■ **EXERCISE MATERIALS**:
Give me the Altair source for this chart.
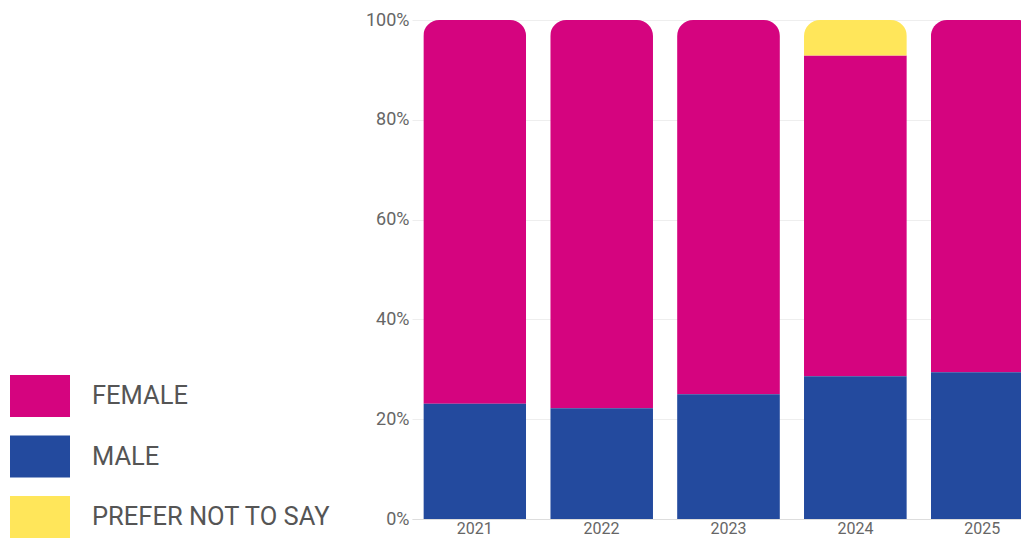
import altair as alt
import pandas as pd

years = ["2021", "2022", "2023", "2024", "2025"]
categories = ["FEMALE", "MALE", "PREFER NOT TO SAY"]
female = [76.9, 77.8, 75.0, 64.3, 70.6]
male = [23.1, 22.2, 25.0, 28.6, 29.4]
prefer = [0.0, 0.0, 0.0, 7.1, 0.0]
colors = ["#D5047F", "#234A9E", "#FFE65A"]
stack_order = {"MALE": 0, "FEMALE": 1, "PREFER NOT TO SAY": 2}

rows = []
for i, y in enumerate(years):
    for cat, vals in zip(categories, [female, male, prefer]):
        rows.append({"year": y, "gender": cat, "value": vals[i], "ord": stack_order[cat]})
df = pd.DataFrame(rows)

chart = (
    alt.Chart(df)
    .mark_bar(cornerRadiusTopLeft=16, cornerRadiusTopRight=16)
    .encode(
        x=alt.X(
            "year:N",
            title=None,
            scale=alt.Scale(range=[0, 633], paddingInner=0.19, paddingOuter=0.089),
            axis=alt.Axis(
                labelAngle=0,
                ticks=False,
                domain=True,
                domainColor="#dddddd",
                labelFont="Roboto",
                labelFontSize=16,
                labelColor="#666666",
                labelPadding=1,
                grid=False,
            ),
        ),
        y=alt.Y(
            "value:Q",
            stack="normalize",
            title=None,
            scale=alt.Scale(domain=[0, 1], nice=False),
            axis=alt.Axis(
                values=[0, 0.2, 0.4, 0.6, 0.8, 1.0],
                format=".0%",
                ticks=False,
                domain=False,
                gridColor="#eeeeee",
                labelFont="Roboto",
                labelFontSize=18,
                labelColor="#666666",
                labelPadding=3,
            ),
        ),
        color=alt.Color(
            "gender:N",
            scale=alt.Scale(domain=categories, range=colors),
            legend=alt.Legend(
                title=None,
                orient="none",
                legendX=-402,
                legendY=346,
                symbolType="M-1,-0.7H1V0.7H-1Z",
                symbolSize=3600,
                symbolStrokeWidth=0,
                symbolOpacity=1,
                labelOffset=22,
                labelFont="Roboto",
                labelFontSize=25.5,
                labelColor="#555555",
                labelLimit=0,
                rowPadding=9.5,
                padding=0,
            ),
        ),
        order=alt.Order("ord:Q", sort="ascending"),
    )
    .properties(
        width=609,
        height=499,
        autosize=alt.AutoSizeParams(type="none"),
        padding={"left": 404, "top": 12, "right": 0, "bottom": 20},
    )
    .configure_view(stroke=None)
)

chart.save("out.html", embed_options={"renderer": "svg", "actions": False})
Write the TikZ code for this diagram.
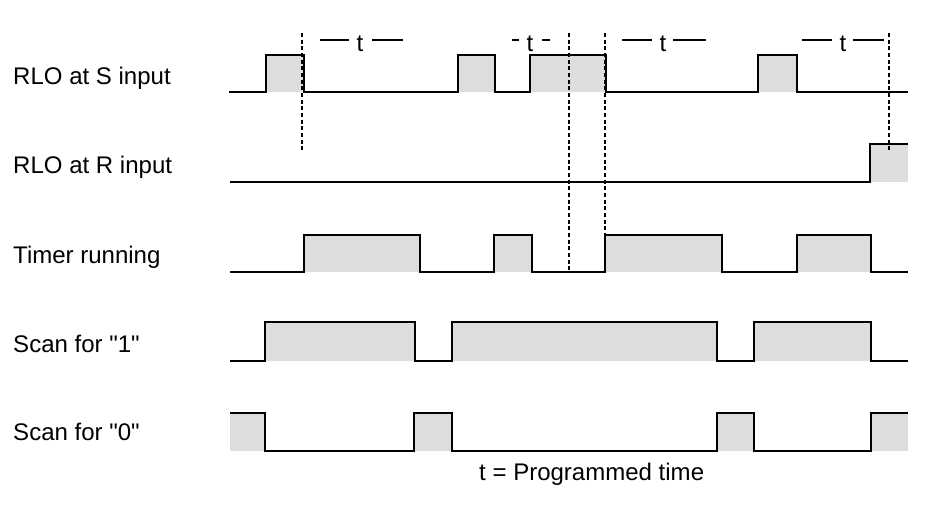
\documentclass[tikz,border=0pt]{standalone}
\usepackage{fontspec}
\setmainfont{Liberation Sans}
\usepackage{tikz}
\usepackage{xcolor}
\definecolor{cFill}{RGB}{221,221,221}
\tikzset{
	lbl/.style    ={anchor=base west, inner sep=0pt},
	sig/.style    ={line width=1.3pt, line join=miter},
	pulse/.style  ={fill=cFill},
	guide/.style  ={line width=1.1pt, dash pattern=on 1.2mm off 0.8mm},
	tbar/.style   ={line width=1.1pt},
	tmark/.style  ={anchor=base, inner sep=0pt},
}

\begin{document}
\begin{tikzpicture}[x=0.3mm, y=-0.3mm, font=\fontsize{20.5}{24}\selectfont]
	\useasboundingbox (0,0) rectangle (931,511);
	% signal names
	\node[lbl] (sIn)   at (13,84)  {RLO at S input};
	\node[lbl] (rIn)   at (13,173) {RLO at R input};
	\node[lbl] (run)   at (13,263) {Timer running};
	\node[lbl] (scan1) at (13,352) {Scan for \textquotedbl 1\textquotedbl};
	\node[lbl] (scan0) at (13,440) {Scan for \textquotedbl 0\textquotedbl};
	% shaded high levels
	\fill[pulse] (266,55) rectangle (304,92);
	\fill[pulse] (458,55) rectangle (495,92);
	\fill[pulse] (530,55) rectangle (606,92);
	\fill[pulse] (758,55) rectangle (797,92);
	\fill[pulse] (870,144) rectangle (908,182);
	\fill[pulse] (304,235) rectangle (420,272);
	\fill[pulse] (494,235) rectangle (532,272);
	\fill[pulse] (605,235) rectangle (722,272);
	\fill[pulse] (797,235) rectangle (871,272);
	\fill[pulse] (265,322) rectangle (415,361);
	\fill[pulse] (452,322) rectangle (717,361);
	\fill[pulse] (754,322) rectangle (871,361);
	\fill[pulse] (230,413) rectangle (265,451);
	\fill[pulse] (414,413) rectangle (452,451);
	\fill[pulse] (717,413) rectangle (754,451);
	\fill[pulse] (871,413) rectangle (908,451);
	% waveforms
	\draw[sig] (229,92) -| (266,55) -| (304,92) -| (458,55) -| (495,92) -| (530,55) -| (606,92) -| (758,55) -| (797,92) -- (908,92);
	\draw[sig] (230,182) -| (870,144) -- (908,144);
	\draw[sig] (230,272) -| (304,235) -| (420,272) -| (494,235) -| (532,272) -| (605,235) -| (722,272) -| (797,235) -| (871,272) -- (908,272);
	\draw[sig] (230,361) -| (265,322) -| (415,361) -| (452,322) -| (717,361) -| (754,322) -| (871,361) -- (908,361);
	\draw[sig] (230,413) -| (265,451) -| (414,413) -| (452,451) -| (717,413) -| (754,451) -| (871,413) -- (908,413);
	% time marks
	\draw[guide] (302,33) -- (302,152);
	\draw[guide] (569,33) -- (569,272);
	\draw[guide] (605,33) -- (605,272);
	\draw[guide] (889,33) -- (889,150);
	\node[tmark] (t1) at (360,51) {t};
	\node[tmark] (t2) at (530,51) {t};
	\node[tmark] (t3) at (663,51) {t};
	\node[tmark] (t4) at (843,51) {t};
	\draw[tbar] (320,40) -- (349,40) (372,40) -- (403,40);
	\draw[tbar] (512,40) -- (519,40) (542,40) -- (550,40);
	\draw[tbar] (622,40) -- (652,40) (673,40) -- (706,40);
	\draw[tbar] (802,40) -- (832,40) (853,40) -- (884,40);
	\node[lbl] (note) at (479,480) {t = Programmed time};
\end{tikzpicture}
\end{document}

■ **TASK DIRECTIONS**: Give the entries again without a single change, but with no pictures.

■ **RESPONSE FOR THIS EXERCISE**:
Give me the Altair source for this chart.
import altair as alt
import pandas as pd

years = ["2021", "2022", "2023", "2024", "2025"]
categories = ["FEMALE", "MALE", "PREFER NOT TO SAY"]
female = [76.9, 77.8, 75.0, 64.3, 70.6]
male = [23.1, 22.2, 25.0, 28.6, 29.4]
prefer = [0.0, 0.0, 0.0, 7.1, 0.0]
colors = ["#D5047F", "#234A9E", "#FFE65A"]
stack_order = {"MALE": 0, "FEMALE": 1, "PREFER NOT TO SAY": 2}

rows = []
for i, y in enumerate(years):
    for cat, vals in zip(categories, [female, male, prefer]):
        rows.append({"year": y, "gender": cat, "value": vals[i], "ord": stack_order[cat]})
df = pd.DataFrame(rows)

chart = (
    alt.Chart(df)
    .mark_bar(cornerRadiusTopLeft=16, cornerRadiusTopRight=16)
    .encode(
        x=alt.X(
            "year:N",
            title=None,
            scale=alt.Scale(range=[0, 633], paddingInner=0.19, paddingOuter=0.089),
            axis=alt.Axis(
                labelAngle=0,
                ticks=False,
                domain=True,
                domainColor="#dddddd",
                labelFont="Roboto",
                labelFontSize=16,
                labelColor="#666666",
                labelPadding=1,
                grid=False,
            ),
        ),
        y=alt.Y(
            "value:Q",
            stack="normalize",
            title=None,
            scale=alt.Scale(domain=[0, 1], nice=False),
            axis=alt.Axis(
                values=[0, 0.2, 0.4, 0.6, 0.8, 1.0],
                format=".0%",
                ticks=False,
                domain=False,
                gridColor="#eeeeee",
                labelFont="Roboto",
                labelFontSize=18,
                labelColor="#666666",
                labelPadding=3,
            ),
        ),
        color=alt.Color(
            "gender:N",
            scale=alt.Scale(domain=categories, range=colors),
            legend=alt.Legend(
                title=None,
                orient="none",
                legendX=-402,
                legendY=346,
                symbolType="M-1,-0.7H1V0.7H-1Z",
                symbolSize=3600,
                symbolStrokeWidth=0,
                symbolOpacity=1,
                labelOffset=22,
                labelFont="Roboto",
                labelFontSize=25.5,
                labelColor="#555555",
                labelLimit=0,
                rowPadding=9.5,
                padding=0,
            ),
        ),
        order=alt.Order("ord:Q", sort="ascending"),
    )
    .properties(
        width=609,
        height=499,
        autosize=alt.AutoSizeParams(type="none"),
        padding={"left": 404, "top": 12, "right": 0, "bottom": 20},
    )
    .configure_view(stroke=None)
)

chart.save("out.html", embed_options={"renderer": "svg", "actions": False})
Write the TikZ code for this diagram.
\documentclass[tikz,border=0pt]{standalone}
\usepackage{fontspec}
\setmainfont{Liberation Sans}
\usepackage{tikz}
\usepackage{xcolor}
\definecolor{cFill}{RGB}{221,221,221}
\tikzset{
	lbl/.style    ={anchor=base west, inner sep=0pt},
	sig/.style    ={line width=1.3pt, line join=miter},
	pulse/.style  ={fill=cFill},
	guide/.style  ={line width=1.1pt, dash pattern=on 1.2mm off 0.8mm},
	tbar/.style   ={line width=1.1pt},
	tmark/.style  ={anchor=base, inner sep=0pt},
}

\begin{document}
\begin{tikzpicture}[x=0.3mm, y=-0.3mm, font=\fontsize{20.5}{24}\selectfont]
	\useasboundingbox (0,0) rectangle (931,511);
	% signal names
	\node[lbl] (sIn)   at (13,84)  {RLO at S input};
	\node[lbl] (rIn)   at (13,173) {RLO at R input};
	\node[lbl] (run)   at (13,263) {Timer running};
	\node[lbl] (scan1) at (13,352) {Scan for \textquotedbl 1\textquotedbl};
	\node[lbl] (scan0) at (13,440) {Scan for \textquotedbl 0\textquotedbl};
	% shaded high levels
	\fill[pulse] (266,55) rectangle (304,92);
	\fill[pulse] (458,55) rectangle (495,92);
	\fill[pulse] (530,55) rectangle (606,92);
	\fill[pulse] (758,55) rectangle (797,92);
	\fill[pulse] (870,144) rectangle (908,182);
	\fill[pulse] (304,235) rectangle (420,272);
	\fill[pulse] (494,235) rectangle (532,272);
	\fill[pulse] (605,235) rectangle (722,272);
	\fill[pulse] (797,235) rectangle (871,272);
	\fill[pulse] (265,322) rectangle (415,361);
	\fill[pulse] (452,322) rectangle (717,361);
	\fill[pulse] (754,322) rectangle (871,361);
	\fill[pulse] (230,413) rectangle (265,451);
	\fill[pulse] (414,413) rectangle (452,451);
	\fill[pulse] (717,413) rectangle (754,451);
	\fill[pulse] (871,413) rectangle (908,451);
	% waveforms
	\draw[sig] (229,92) -| (266,55) -| (304,92) -| (458,55) -| (495,92) -| (530,55) -| (606,92) -| (758,55) -| (797,92) -- (908,92);
	\draw[sig] (230,182) -| (870,144) -- (908,144);
	\draw[sig] (230,272) -| (304,235) -| (420,272) -| (494,235) -| (532,272) -| (605,235) -| (722,272) -| (797,235) -| (871,272) -- (908,272);
	\draw[sig] (230,361) -| (265,322) -| (415,361) -| (452,322) -| (717,361) -| (754,322) -| (871,361) -- (908,361);
	\draw[sig] (230,413) -| (265,451) -| (414,413) -| (452,451) -| (717,413) -| (754,451) -| (871,413) -- (908,413);
	% time marks
	\draw[guide] (302,33) -- (302,152);
	\draw[guide] (569,33) -- (569,272);
	\draw[guide] (605,33) -- (605,272);
	\draw[guide] (889,33) -- (889,150);
	\node[tmark] (t1) at (360,51) {t};
	\node[tmark] (t2) at (530,51) {t};
	\node[tmark] (t3) at (663,51) {t};
	\node[tmark] (t4) at (843,51) {t};
	\draw[tbar] (320,40) -- (349,40) (372,40) -- (403,40);
	\draw[tbar] (512,40) -- (519,40) (542,40) -- (550,40);
	\draw[tbar] (622,40) -- (652,40) (673,40) -- (706,40);
	\draw[tbar] (802,40) -- (832,40) (853,40) -- (884,40);
	\node[lbl] (note) at (479,480) {t = Programmed time};
\end{tikzpicture}
\end{document}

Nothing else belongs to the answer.